Information is power: the OpenCRS Project

In the early 80s (as I’ve mentioned on this blog before), I worked in a congressional office on Capitol Hill. One of the amazing resources available to members of congress and their staffs is a group of very smart people who work at the Library of Congress who pull together research on policy issues. The Congressional Research Service issues a constant stream of reports on topics related to practically any policy issue you can imagine. When I was a hill staffer, one of my favorite wonk-hideaways was a reading room in the Madison Building of the Library of Congress where CRS reports were distributed. Back when I worked on the Hill — over 20 years ago — a member of Congress would freely distribute a CRS report to constituents who knew what to ask for. Some really smart high school students working on term papers seemed to have figured out this source back in the pre-Web days.

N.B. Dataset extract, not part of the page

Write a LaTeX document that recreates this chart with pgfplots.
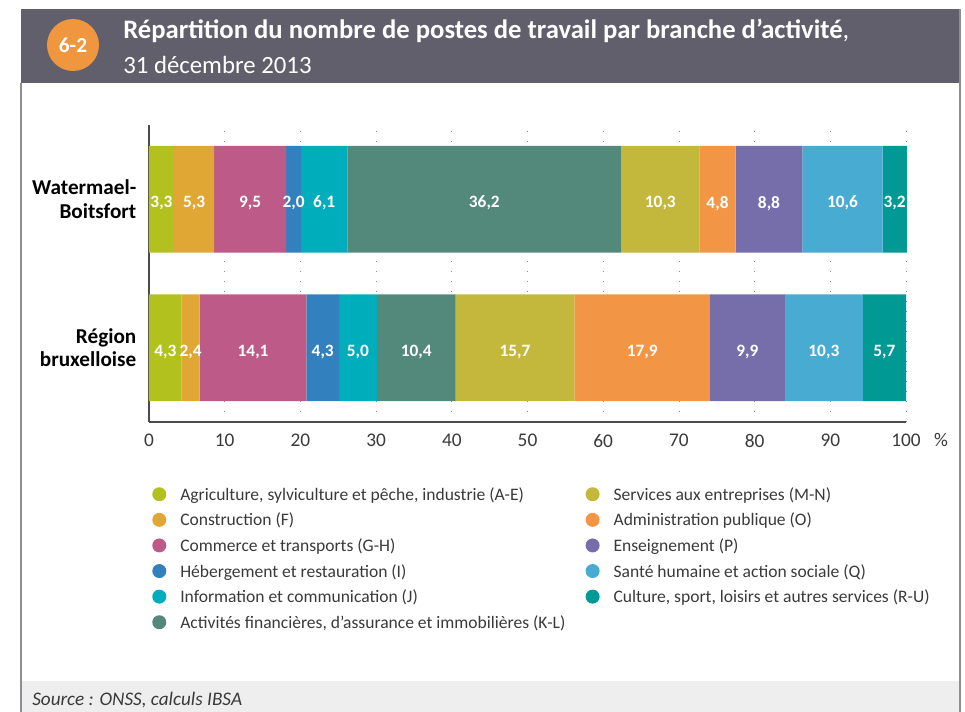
\documentclass[border=0pt]{standalone}
\usepackage{pgfplots}
\pgfplotsset{compat=1.18}
\usepackage{fontspec}
\setmainfont{Carlito}
\definecolor{cA}{HTML}{B2C11E}
\definecolor{cB}{HTML}{E0A734}
\definecolor{cC}{HTML}{BE5A87}
\definecolor{cD}{HTML}{3380BF}
\definecolor{cE}{HTML}{00AEBB}
\definecolor{cF}{HTML}{52897B}
\definecolor{cG}{HTML}{C4B83C}
\definecolor{cH}{HTML}{F29645}
\definecolor{cI}{HTML}{756EAA}
\definecolor{cJ}{HTML}{48ABD2}
\definecolor{cK}{HTML}{009993}
\definecolor{header}{HTML}{625F6C}
\definecolor{framec}{HTML}{8E8C96}
\definecolor{srcbg}{HTML}{EDEEED}
\definecolor{badge}{HTML}{F0963F}
\definecolor{txt}{HTML}{3A3A3A}
\newcommand{\legtxt}[1]{\hspace*{10.5pt}\makebox[304pt][l]{#1}}
\pgfplotsset{
  mybar/.style={fill=#1, draw=none,
    legend image code/.code={\fill[#1] (0pt,0pt) circle (5.25pt);}},
}
\begin{document}
\begin{tikzpicture}
\path[use as bounding box] (0,0) rectangle (723.75pt,534pt);
\fill[white] (0,0) rectangle (723.75pt,534pt);
\fill[header] (15.4pt,471.75pt) rectangle (720.75pt,527.25pt);
\fill[srcbg] (15.75pt,0) rectangle (720pt,23.25pt);
\draw[framec, line width=1.5pt] (15.75pt,471.75pt) -- (15.75pt,0);
\draw[framec, line width=1.5pt] (720pt,527.25pt) -- (720pt,0);
\fill[badge] (54.75pt,500.25pt) circle (19.5pt);
\node[text=white, font=\bfseries\fontsize{16}{18}\selectfont] at (54.75pt,500.25pt) {6-2};
\node[anchor=west, inner sep=0pt, text=white, font=\fontsize{20}{23}\selectfont] at (92.25pt,510.75pt) {\textbf{Répartition du nombre de postes de travail par branche d’activité},};
\node[anchor=west, inner sep=0pt, text=white, font=\fontsize{18.6}{21}\selectfont] at (92.25pt,485.25pt) {31 décembre 2013};
\node[anchor=west, inner sep=0pt, text=txt, font=\itshape\fontsize{14.4}{16}\selectfont] at (24pt,9pt) {Source : ONSS, calculs IBSA};
\node[text=txt, font=\fontsize{14.5}{16}\selectfont] at (705.75pt,204pt) {\%};
\begin{axis}[
  at={(111.75pt,217.5pt)}, anchor=south west,
  scale only axis, width=567.75pt, height=222.75pt,
  xbar stacked, bar width=0.718,
  xmin=0, xmax=100, ymin=-0.5, ymax=1.5,
  clip=false,
  xtick={0,10,...,100},
  ytick={0,1},
  yticklabels={{Région\\bruxelloise},{Watermael-\\Boitsfort}},
  yticklabel style={align=right, font=\bfseries\fontsize{15.9}{17.5}\selectfont, text=black, xshift=-6pt},
  xticklabel style={font=\fontsize{14.5}{16}\selectfont, text=txt, yshift=-5.5pt},
  /pgf/number format/assume math mode=true,
  major tick length=0pt,
  axis x line*=bottom, axis y line*=left,
  axis line style={draw=black!70, line width=0.8pt},
  xmajorgrids, grid style={draw=black!45, line width=0.6pt, dash pattern=on 0.75pt off 6.75pt},
  visualization depends on={rawx \as \rawv},
  nodes near coords={\pgfmathprintnumber[fixed,fixed zerofill,precision=1,use comma]{\rawv}},
  every node near coord/.append style={anchor=center, text=white, font=\bfseries\fontsize{13}{15}\selectfont, yshift=-3pt},
  legend style={at={(0.004,-0.1993)}, anchor=north west, draw=none, fill=none, inner sep=0pt,
     font=\fontsize{13.15}{15}\selectfont, text=txt, row sep=0pt,
     nodes={inner sep=0pt, text height=14.2pt, text depth=5pt}},
  legend cell align=left,
  transpose legend,
  legend columns=6,
]
\addplot[mybar=cA] coordinates {(4.3,0) (3.3,1)};
\addplot[mybar=cB] coordinates {(2.4,0) (5.3,1)};
\addplot[mybar=cC] coordinates {(14.1,0) (9.5,1)};
\addplot[mybar=cD] coordinates {(4.3,0) (2.0,1)};
\addplot[mybar=cE] coordinates {(5.0,0) (6.1,1)};
\addplot[mybar=cF] coordinates {(10.4,0) (36.2,1)};
\addplot[mybar=cG] coordinates {(15.7,0) (10.3,1)};
\addplot[mybar=cH] coordinates {(17.9,0) (4.8,1)};
\addplot[mybar=cI] coordinates {(9.9,0) (8.8,1)};
\addplot[mybar=cJ] coordinates {(10.3,0) (10.6,1)};
\addplot[mybar=cK] coordinates {(5.7,0) (3.2,1)};
\legend{\legtxt{Agriculture, sylviculture et pêche, industrie (A-E)},
\legtxt{Construction (F)},
\legtxt{Commerce et transports (G-H)},
\legtxt{Hébergement et restauration (I)},
\legtxt{Information et communication (J)},
\legtxt{Activités financières, d'assurance et immobilières (K-L)},
\legtxt{Services aux entreprises (M-N)},
\legtxt{Administration publique (O)},
\legtxt{Enseignement (P)},
\legtxt{Santé humaine et action sociale (Q)},
\legtxt{Culture, sport, loisirs et autres services (R-U)}}
\end{axis}
\end{tikzpicture}
\end{document}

While occasionally, I see links to PDFs of certain CRS reports, I’ve always wondered why that incredible material from the Library of Congress has never made it onto the Internet as a body-of-work, or organized resource. Now (via a link from Susan Crawford), from this essay by Ari Schwartz of the Center for Democracy & Technology, I know: Some powerful Members of Congress don’t think that would be a good thing. Boils down to “information is power” issues. Simply stated, there are key members of Congress who don’t want CRS reports (and other information from CRS and its policy experts) disseminated because they include unbiased research that may contradict their political stances.

The law of information physics in a free society* dictates that for every power to shut off people from information there is an equal and opposite power that will open it up. Therefore, I should have deduced that some group would have conceived and developed of an idea like The OpenCRS project.

According to their website, OpenCRS is a project of the Center for Democracy & Technology through the cooperation of several organizations and collectors of Congressional Research Service (CRS) Reports. Open CRS provides citizens access to CRS Reports already in the public domain and encourages Congress to provide public access to all CRS Reports.

While certain CRS reports are already available in different places on the Web and from commercial services that re-sell them, the OpenCRS project is an effort to pull them all together in one location.

This is good.

*Which I just made up, but I’m sure exists somewhere.